I may often be found hurtling along with a headless chicken on a solo training ride, or winging it at the beaky end of the peloton in a race. So remarkable is the performance enhancement enjoyed by those of us who have discovered this potent sports supplement that, rumour has it, WADA is considering classing it as a banned substance!! (although my informant assures me that rich chicken casserole, spicy chicken kebabs, smoked chicken flavoured cheese fondue and other popular chicken-based mid-race power snacks are not at risk of prohibition). 
May I respectfully add that I find your quibble concerning alleged portability difficulties with whole chickens somewhat 'nit-picking'. Myself, I find that a stylish wire handlebar basket serves splendidly as a receptacle for a whole size 22 chicken or even a small turkey. Moreover, a chicken so carried is located perfectly for munching on in motion without abandoning the aerodynamic posture. Once the preserve of Miss Marple types tootling around quaint English villages, nowadays, a wire handlebar basket is a 'must-have' accessory for the serious competitive cyclist.
Inevitably, as effective a weapon as the 'WSC' has one or two trifling drawbacks: for example, the delectable aroma emanating from one's laden handlebar basket can attract the unwanted attentions of fauna such as vulchers, wolves, dingos and bears (subject to location) and one's chicken may even be the target of theft (total or partial) by passing cyclists!! However such annoyances are simply obviated by investing in a deluxe wire basket featuring a hinged, padlocked lid.
Best regards
Mildred from Eketahuna

*While I think of it, if your name is Anonymous and you recently left me hate mail because you didn't like the tale of Ali Baba and the 40 Triathletes, Lisa's Mum would especially love to hear from you because it's been just soooo long. And triathlon season is over so you must have lots more time now to write hate mail. 

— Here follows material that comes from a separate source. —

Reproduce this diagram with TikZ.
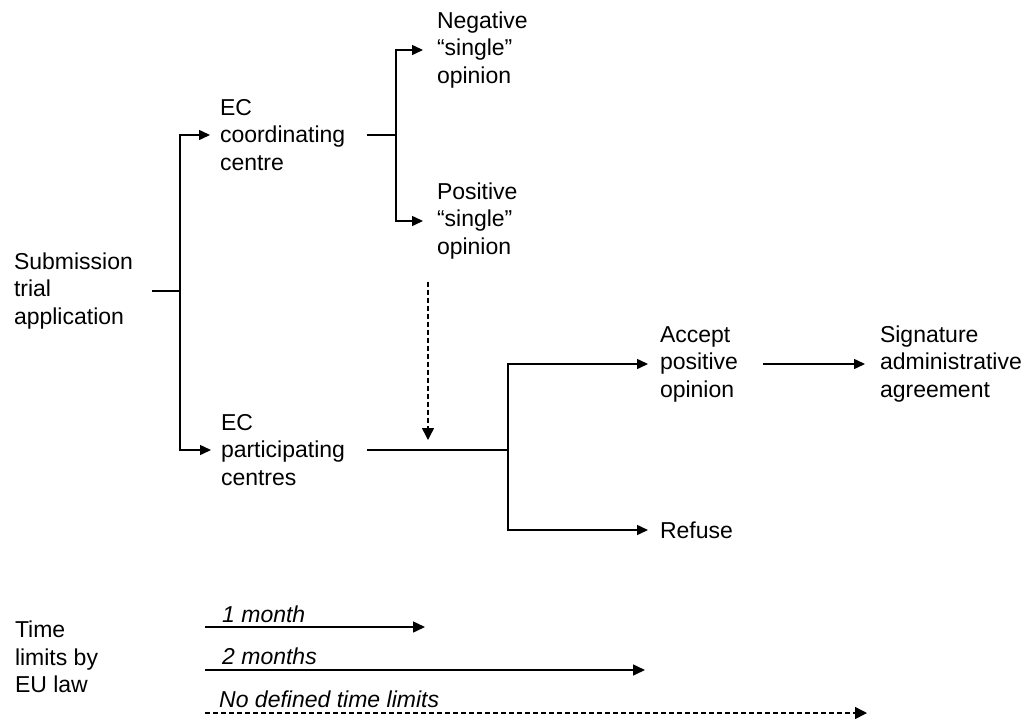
\documentclass[tikz,border=0pt]{standalone}
\usepackage{fontspec}
\setmainfont{Liberation Sans}
\usetikzlibrary{arrows.meta}
\begin{document}
\begin{tikzpicture}[x=1pt,y=-1pt,
  txt/.style={font=\fontsize{23pt}{27.5pt}\selectfont, align=left, anchor=west, inner sep=0pt, outer sep=0pt},
  lbl/.style={font=\fontsize{23pt}{27.5pt}\selectfont\itshape, anchor=base west, inner sep=0pt},
  ln/.style={draw, line width=1.5pt},
  arr/.style={ln, -{Triangle[length=11pt,width=10pt]}},
  tarr/.style={ln, -{Triangle[length=12pt,width=11pt]}},
  darr/.style={ln, dash pattern=on 5pt off 3pt, -{Triangle[length=12pt,width=12pt]}}]
\useasboundingbox (0,0) rectangle (1024,718);
% nodes
\node[txt] (sub)   at (14,291)  {Submission\\trial\\application};
\node[txt] (coord) at (220,135) {EC\\coordinating\\centre};
\node[txt] (part)  at (221,450) {EC\\participating\\centres};
\node[txt] (neg)   at (437,50)  {Negative\\“single”\\opinion};
\node[txt] (pos)   at (437,221) {Positive\\“single”\\opinion};
\node[txt] (acc)   at (660,364) {Accept\\positive\\opinion};
\node[txt] (sig)   at (880,364) {Signature\\administrative\\agreement};
\node[txt] (ref)   at (660,530) {Refuse};
\node[txt] (time)  at (15,657)  {Time\\limits by\\EU law};
% junctions
\coordinate (j1x) at (180,0);
\coordinate (j1) at (j1x |- sub.west);
\coordinate (j2x) at (396,0);
\coordinate (j2) at (j2x |- coord.west);
\coordinate (j3x) at (508,0);
\coordinate (j3) at (j3x |- part.west);
% connectors
\draw[ln] ([xshift=19pt]sub.east) -- (j1);
\draw[arr] (j1) |- ([xshift=-10pt]coord.west);
\draw[arr] (j1) |- ([xshift=-10pt]part.west);
\draw[ln] ([xshift=22pt]coord.east) -- (j2);
\draw[arr] (j2) |- ([xshift=-14pt]neg.west);
\draw[arr] (j2) |- ([xshift=-14pt]pos.west);
\draw[ln] ([xshift=22pt]part.east) -- (j3);
\draw[arr] (j3) |- ([xshift=-12pt]acc.west);
\draw[arr] (j3) |- ([xshift=-12pt]ref.west);
\draw[arr] ([xshift=25pt]acc.east) -- ([xshift=-15pt]sig.west);
% dashed influence
\coordinate (d1) at (428,282);
\coordinate (d2) at (428,440);
\draw[darr] (d1) -- (d2);
% time limits
\coordinate (t1s) at (205,627); \coordinate (t1e) at (425,627);
\coordinate (t2s) at (205,670); \coordinate (t2e) at (645,670);
\coordinate (t3s) at (205,713); \coordinate (t3e) at (867,713);
\draw[tarr] (t1s) -- (t1e);
\draw[tarr] (t2s) -- (t2e);
\draw[darr] (t3s) -- (t3e);
\node[lbl] (l1) at (222,622) {1 month};
\node[lbl] (l2) at (222,664) {2 months};
\node[lbl] (l3) at (219,707) {No defined time limits};
\end{tikzpicture}
\end{document}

Mersey Valley Tour - NRS race #1

OK guys, this isn't much I know but a report is coming! And maybe some photos if I can find them. Mersey Valley Tour was last weekend and the VIS girls gave it a nudge. I was 3rd on GC and teammate Jo Hogan 4th. Both of us were pretty sick and under the weather so very happy with the result. Teamies Sarah Roy and Kendelle Hodges did awesome domestique work, and I owe Roy a beer for making her sick too. Sorry Roy. I will let you in on a little secret... I almost didn't start stage 3 on Sunday because I was feeling so terrible, but Davo put a pack of throat lozenges on the finish line so I had to complete the race to get to them. In the end it worked out well. I got in a breakaway that stuck (the best kind of breakaway) and we got enough of a gap to propel me to 3rd on GC. Final results: 1st: Tarryn Heather (the woman to beat right now!); 2nd: Grace Sulzberger (also QOM); 3rd: moi.

If you happen to find half a lung on the side of the road in north-west Tassie (more specifically at the base of the final climb on stage 2) please return to owner, one L.Jacobs.

And if you see a llama on the main street of Sheffield, DON'T TAKE A PHOTO unless you want to pay for it. I have nothing against animanl cruelty but I've a feeling it doesn't get paid an appropriate wage for posing for photos with tourists.

Allez Andy!

Usually, I save Ride Happy for riding stories, but I thought the adventure-seekers amongst you would want to hear about this. My boyfriend, the lovely Andy (aka Mocky) has just finished the Arctic Circle Race in Greenland. The ACR is billed as the toughest cross-country ski race in the world. It's 180km of skiing around the Arctic Circle over 3 days in minus 30deg. The marshalls ride alongside the race with rifles to stop polar bears from attacking you; they give you seal blubber (that's right, seal fat) at feed stations; and at the end of the day you have to CAMP IN THE SNOW. And it's so cold that your snot freezes when you sneeze...

Bless you
It is a race for Hard Men and Hard Women only (like those on the posters in the Mountain Gym in Mt Beauty). Needless to say, I opted to cheer him on from the warmth of Australia. Andy is a pretty handy skier and used to spend his summers racing the world cup circuit in Europe. Back home we were very excited to hear not only that he had survived, but he had come 5th overall behind some eskimos and overall winner Ilya Chernousov from Russia. Allez Andy! The race organisers thought that Andy was from Austria, not Australia, so I emailed them to tell them. To make the email worth reading for them, I also told them that in Australia he was known as The Flying Kangaroo and had recently finished 3rd in Celebrity Masterchef behind Crocodile Dundee and Bindi Irwin. They didn't mention that in the race report though.
Just your everyday commute in Greenland
 Andy and his Dad get home on Friday. It's been 8 weeks since he's been home and he flies in a couple of hours before my flight leaves for Mersey Valley Tour in Tassie, hurrah! We'll be able to find out how seal blubber compares to airport coffee.